Now, I’ll admit it: I was wrong on Mr Trump’s electoral prospects. I read the polls, and I thought that he was going to lose, too. I saw the polls in Pennsylvania, the polls which forecast a victory for Democratic candidate Katie McGinty over incumbent Senator Pat Toomey (R-PA), and never thought that Mr Trump would carry the Keystone State, a state which hadn’t been carried by a Republican since the elder George Bush did it in 1988. Mr Trump carried Pennsylvania, and had the coattails to help pull Mr Toomey to re-election. But while I guessed wrong about the election, I was never as wrong as Mr Erwin!

But outside of the Republican Party is where the real damage has been done by Donald Trump and while it may not by permanent it’s not going to heal itself anytime soon.

After the 2012 reelection of Barack Obama the GOP did some serious soul searching and issued a document, commonly described as an autopsy, called the “Growth & Opportunity.” In it, longtime Republican leaders took a sober look at their loss in 2012 and put forward recommendations they saw as necessary if their party was to thrive and grow in the future.

To view these recommendations at the near conclusion of Donald Trump’s presidential campaign is comedy at its highest level. Lines like “The RNC cannot and will not write off any demographic or community or region of this country” or “If Hispanic Americans perceive that a GOP nominee or candidate does not want them in the United States, they will not pay attention to our next sentence” leap off the page as if these warnings were purposefully ignored as Trump insulted large swaths of America, one demographic at a time.

Instead of embracing the Latino community, the fastest growing racial demographic in America, Donald Trump decided to offend them horribly and constantly. His words, and the silence from GOP leaders at the sound of them, could hobble Republican’s attempts to win them over for decades to come.

Then, following election day, it was the Democrats doing the soul-searching, wondering how on God’s earth they lost an election they thought was in the bag. Back in 2013, Michael Hirsh wrote this piece:

Hillary Clinton, Welcome to the White House

She has no Democratic challenger, and the Republican Party is no longer a credible opposition force.

By Michael Hirsh | October 17, 2013

In the innermost sanctum of Clintonland, it is difficult to imagine that Hillary and Bill, two of the savviest politicians in the country, are not pinching themselves to make sure that it’s all real. Perhaps they’re dancing a jig together, or knocking back shots and howling at the moon out of sheer, giddy joy at their good luck. (OK, Hillary’s not howling, but Bill might be.) Or maybe they are just quietly kvelling over the latest turn of events.

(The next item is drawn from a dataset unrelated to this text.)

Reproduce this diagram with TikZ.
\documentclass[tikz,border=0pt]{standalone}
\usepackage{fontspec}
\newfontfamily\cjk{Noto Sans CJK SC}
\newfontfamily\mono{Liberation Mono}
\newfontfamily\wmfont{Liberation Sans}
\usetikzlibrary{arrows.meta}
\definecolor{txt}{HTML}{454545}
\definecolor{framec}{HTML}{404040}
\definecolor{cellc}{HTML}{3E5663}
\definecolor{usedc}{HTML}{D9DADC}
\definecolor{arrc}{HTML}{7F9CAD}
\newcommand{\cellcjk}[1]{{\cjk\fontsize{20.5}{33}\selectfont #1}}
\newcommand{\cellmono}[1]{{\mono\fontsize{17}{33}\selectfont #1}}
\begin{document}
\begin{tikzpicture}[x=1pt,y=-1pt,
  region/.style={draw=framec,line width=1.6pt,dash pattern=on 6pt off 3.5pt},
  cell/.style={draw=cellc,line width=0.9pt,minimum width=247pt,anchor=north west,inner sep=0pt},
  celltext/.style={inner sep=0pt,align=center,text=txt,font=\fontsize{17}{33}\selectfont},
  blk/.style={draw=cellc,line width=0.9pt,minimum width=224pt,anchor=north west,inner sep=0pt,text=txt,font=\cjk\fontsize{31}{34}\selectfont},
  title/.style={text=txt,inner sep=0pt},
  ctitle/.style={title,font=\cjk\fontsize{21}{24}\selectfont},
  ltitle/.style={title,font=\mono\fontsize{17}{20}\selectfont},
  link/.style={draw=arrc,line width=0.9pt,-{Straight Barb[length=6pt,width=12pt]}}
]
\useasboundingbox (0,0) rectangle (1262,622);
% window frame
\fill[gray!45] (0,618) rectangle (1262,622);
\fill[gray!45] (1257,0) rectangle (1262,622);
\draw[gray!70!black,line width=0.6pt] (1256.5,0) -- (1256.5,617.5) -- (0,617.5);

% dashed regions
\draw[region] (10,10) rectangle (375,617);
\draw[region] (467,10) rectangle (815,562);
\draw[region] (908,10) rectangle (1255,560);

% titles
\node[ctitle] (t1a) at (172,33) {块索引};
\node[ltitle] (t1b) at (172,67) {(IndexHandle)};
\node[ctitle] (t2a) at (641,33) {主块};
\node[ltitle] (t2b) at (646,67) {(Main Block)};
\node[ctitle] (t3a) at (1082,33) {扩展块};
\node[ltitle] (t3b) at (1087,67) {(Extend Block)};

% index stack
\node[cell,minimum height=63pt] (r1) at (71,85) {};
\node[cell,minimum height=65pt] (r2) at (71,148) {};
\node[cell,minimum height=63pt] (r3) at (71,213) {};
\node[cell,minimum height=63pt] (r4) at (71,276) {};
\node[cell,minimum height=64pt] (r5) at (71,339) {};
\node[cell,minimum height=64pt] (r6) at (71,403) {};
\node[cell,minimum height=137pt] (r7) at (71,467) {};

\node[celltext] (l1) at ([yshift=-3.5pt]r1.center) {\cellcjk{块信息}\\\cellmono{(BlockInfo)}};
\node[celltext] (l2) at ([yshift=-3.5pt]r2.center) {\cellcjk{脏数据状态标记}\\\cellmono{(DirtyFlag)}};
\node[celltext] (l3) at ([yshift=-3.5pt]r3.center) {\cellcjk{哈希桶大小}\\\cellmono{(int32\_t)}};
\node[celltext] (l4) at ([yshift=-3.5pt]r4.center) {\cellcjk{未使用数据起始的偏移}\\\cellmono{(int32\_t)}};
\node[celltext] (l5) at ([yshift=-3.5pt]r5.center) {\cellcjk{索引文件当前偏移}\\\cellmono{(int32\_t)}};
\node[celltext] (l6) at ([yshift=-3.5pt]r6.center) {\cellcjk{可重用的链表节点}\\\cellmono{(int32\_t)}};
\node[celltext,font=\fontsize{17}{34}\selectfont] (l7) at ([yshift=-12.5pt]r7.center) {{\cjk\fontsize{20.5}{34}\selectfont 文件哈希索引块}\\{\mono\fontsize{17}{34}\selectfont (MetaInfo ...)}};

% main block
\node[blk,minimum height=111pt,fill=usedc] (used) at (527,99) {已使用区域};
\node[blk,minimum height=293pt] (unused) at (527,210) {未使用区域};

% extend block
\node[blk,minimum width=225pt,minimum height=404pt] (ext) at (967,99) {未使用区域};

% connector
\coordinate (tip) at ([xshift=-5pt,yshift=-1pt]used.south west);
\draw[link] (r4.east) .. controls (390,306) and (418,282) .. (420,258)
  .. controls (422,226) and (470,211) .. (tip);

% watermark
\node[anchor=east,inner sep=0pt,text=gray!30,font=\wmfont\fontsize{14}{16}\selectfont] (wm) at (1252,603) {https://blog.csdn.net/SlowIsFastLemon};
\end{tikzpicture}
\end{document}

cBecause the trend lines are unmistakable, and they’re looking better all the time: If she wants to run in 2016, Hillary Rodham Clinton could have the easiest walk into the White House of any candidate in either party since, well, one has to go back a very long way. Maybe to Reagan in ’84. LBJ in ’64, or Eisenhower in ’52, or even FDR in 1932, 1936 and 1940. The presidency is looking like it’s hers to lose, more than ever.

The reasons are becoming more obvious with each passing crisis of Republicanism, but are even starker now in the wake of the GOP’s embarrassing implosion over the shutdown and debt-ceiling fight. This is an opposition party in such a state of extreme dysfunction that talk of a third-party split in 2016 is almost irrelevant. Why would you need a third-party split to win—as Bill did, recall, cheating George H.W. Bush out of a second term in 1992 thanks to the Ross Perot candidacy—when the base and establishment of the GOP are no longer on speaking terms?

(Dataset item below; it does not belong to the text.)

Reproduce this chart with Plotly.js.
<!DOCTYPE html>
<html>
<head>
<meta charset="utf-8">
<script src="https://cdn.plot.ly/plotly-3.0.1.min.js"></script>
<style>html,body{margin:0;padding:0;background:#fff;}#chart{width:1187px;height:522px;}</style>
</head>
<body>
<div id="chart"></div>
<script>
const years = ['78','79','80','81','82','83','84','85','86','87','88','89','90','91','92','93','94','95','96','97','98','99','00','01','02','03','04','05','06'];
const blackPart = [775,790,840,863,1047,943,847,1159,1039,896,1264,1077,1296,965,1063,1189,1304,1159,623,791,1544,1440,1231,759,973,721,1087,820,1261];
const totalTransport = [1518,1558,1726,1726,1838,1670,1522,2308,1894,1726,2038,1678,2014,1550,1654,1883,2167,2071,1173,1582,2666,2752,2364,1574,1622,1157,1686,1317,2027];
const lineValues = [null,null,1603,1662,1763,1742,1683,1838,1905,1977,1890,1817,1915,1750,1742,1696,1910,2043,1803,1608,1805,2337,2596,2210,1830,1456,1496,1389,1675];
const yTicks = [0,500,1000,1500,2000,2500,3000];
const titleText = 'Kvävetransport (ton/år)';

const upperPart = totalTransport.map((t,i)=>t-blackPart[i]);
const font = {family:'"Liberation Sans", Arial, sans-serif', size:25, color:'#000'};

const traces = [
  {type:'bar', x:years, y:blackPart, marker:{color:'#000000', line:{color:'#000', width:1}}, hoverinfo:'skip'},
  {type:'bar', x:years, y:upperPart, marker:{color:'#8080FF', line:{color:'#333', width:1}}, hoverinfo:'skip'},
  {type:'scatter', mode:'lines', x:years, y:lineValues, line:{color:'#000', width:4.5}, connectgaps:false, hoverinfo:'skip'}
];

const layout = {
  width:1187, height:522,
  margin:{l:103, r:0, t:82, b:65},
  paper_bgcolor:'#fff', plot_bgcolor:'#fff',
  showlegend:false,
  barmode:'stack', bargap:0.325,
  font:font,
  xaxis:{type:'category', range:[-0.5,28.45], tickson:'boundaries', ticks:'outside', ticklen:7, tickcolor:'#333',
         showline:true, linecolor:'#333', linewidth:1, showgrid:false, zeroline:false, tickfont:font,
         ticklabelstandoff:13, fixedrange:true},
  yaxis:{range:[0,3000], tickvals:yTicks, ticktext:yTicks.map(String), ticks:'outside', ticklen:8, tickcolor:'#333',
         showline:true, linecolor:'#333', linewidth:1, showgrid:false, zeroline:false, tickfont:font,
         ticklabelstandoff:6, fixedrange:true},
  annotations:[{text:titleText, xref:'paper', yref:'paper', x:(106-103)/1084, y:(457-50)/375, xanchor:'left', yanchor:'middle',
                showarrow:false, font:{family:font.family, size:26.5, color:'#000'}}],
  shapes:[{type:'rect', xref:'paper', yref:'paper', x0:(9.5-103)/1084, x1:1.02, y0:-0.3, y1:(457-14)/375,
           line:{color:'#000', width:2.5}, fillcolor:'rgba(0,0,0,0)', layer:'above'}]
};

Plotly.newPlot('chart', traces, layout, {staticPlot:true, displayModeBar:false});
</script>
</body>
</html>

Now remember: in October of 2013, President Obama was eleven months beyond his re-election victory of 2012, and while the Democrats still had control of the Senate, the Republicans had retained control of the House of Representatives, and, thanks to the heavy concentration of Democratic votes in large urban areas, looked likely to retain control of the House at least through the redistricting following the 2020 census. It was somewhat optimistic of Mr Hirsh to think that “the Republican Party is no longer a credible opposition force.” The GOP controlled a majority of state legislative chambers and gubernatorial seats when Mr Hirsh wrote his article, and added to those totals in the 2014 elections.

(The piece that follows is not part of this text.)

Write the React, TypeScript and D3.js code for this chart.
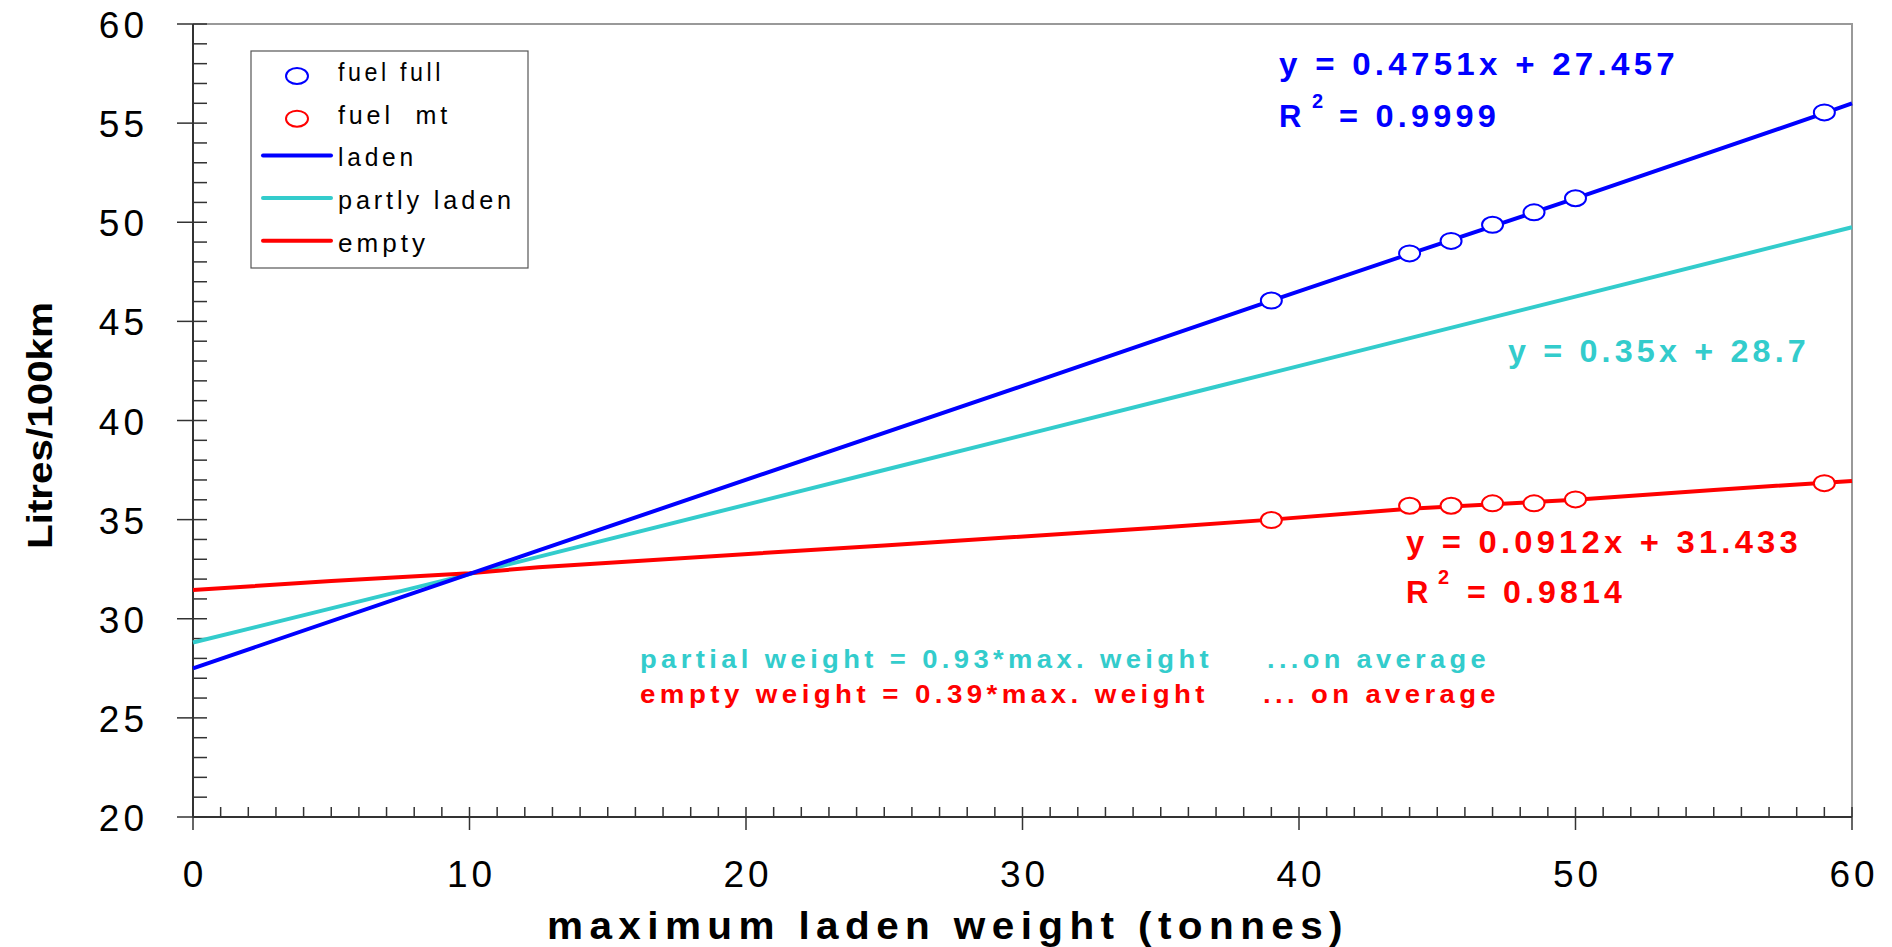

And it should be pointed out that Mr Hirsh wrote his article well before anyone knew that the very unconventional candidate, Donald Trump, would throw his hat in the ring. Still, Mr Hirsh had enough sense to throw in one caveat:

So, the Republican party is fractured, and in disarray. Virginia, a bellwether state, is going blue. The “best” candidate (as in most electable) the right has is the guy they don’t like very much, Chris Christie. The “do-whacka-do” caucus (Tea Party) is likely to produce the, usual, clown car load of alternative candidates to Christie (thereby forcing him to try to out-Cruz Ted Cruz). All these things being equal, however, 2016 is a long way off, in election terms. It’s a bit premature for anyone to be cracking the champagne or picking out new drapes for the White House. Right now, Hillary has the best shot at the White House, but one should never underestimate the ability of politicians to snatch defeat out of the jaws of victory.

Perhaps the problem was Mr Hirsh’s conception that Bill and Hillary Clinton were “two of the savviest politicians in the country.” No, while Bill Clinton is certainly one of the savviest politicians in the country, it has always been clear that Hillary Clinton was not. She had a huge lead over a very junior senator from Illinois going into the 2008 primaries, and she lost. She had a great deal of surreptitious help from Democratic Party officials in rigging the 2016 primaries for her, and against Senator Bernie Sanders (I-VT), and he still presented a huge challenge to her; had it not been for Mrs Clinton’s huge lead amongst the “super delegates,” and the increasing perception that he simply couldn’t overcome that, Mr Sanders might have won enough delegates in the primaries to have won the nomination. Mr Clinton’s absurd “you get two for the price of one” meme in 1992, as though his wife was somehow just as good as he was, led a huge number of Democrats to simply assume that Mrs Clinton was just as savvy a politician as her husband. Instead, Mrs Clinton and her campaign mostly ignored the advice of her husband, a man who had won two presidential campaigns.

Who is Matt Erwin, the author of the first article cited here? He “is a Louisville-based communications consultant. A former staffer in the Kentucky and Illinois House of Representatives, he also has been communications director and spokesman of the Kentucky Democratic Party. His column appears every third Thursday in the Courier-Journal.” I suppose it’s not a surprise that such a loyal Democrat would have seen what he wanted to see, a generations-long destruction of the Republican Party. That the voters wiped the smug look off of his face is very satisfying, but his article points to one truth: the losing party in each presidential election for the past several cycles has been written off as moribund, ready to die. That was written about the GOP after the 2008 and 2012 elections, but the Republicans not only survived, but seized the initiative in state government races, as well as taking control of the House of Representatives in the 2010 election, and the United States Senate in 2014 contests. The Democrats were counted out as dying following the 2004 elections, but came back to take control of both Houses of Congress following teh 2006 elections, and increasing their margins in Congress as well as electing Barack Obama in 2008. The lesson is simple: never count out either party, despite one electoral setback.